China’s Reform Blueprint Broken Down by Keyword
China’s new reform plan is a 21,000-character beast of a document. One quick and dirty way to get a sense of the Communist Party’s priorities is to look at which keywords popped up most often in the blueprint.
China’s new reform plan is a beast of a document that would run to more than 46 pages if you counted each of its 21,000-plus characters as an English word. Analysts are still picking through it, and probably will be for weeks and months to come. In the meantime, one quick and dirty way to get a sense of the Communist Party’s priorities is to look at which keywords popped up most often in the blueprint.

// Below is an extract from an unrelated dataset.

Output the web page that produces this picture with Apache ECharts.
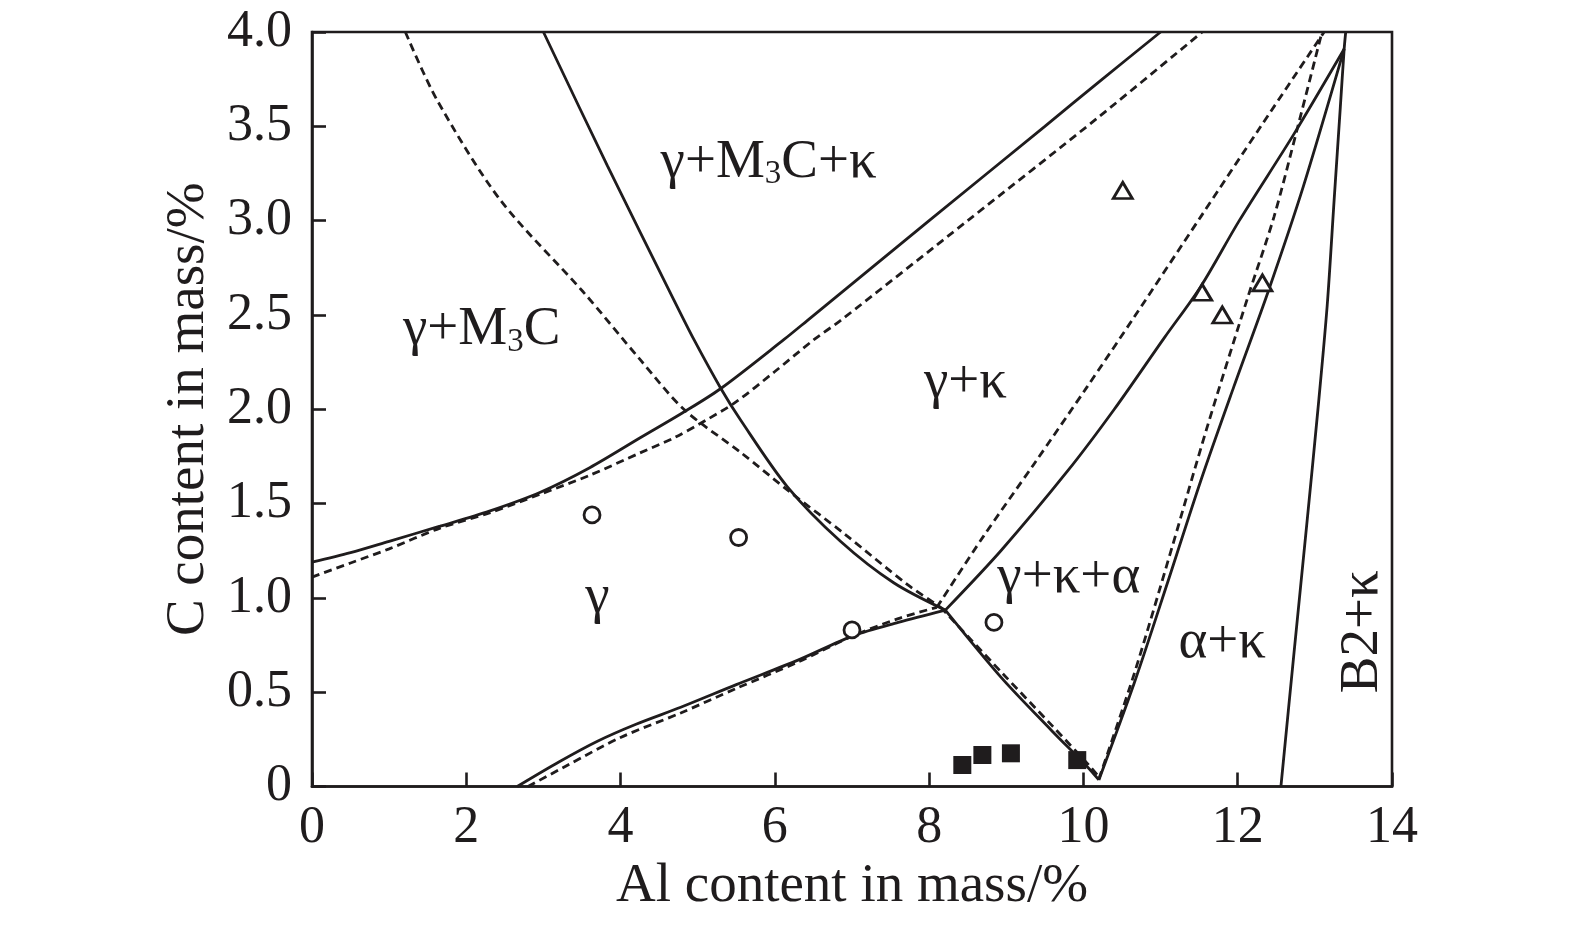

It will come as little surprise, given the nature of the document, that reform (改革) tops the list with 144 mentions. Given the party’s preference for economic over political reform, it’s also not a shock that economy (经济), with 77 mentions, comes in ahead of politics (政治), which appeared a modest 18 times.
Dig down deeper, however, and the messages get a bit more mixed.
Is the party committed to loosening the state’s hold on the economy? A strong emphasis on the market (市场, 84 mentions) would suggest so. And yet the “private” in private enterprise (私营, one mention) gets short shrift compared with “state-owned” (国有, 39 mentions). In similar fashion, China’s new leaders would seem to be moving away from the previous leadership’s obsession with stability (稳定), which appears a mere 10 times, but they have a lot to say about security (安全, 35 mentions), which it could be argued is just stability by another name.
And despite Beijing’s insistence that China is a country ruled by law, the paucity of relevant legal reform vocabulary implies the country’s leaders are more concerned with other topics. Law (法律) and rule of law (法治) get a modest 18 shout-outs each, while the constitution (宪法) and human rights (人权) get seven and four mentions, respectively.
Context matters, of course. In a few instances, for example, the blueprint talks about limiting the grip of state-owned enterprises in certain sectors. Still, the overall numbers at least offer a rough picture of what the party is willing to discuss.
Significantly, the most beloved keyword of political reform advocates, constitutionalism (宪政), appears not at all.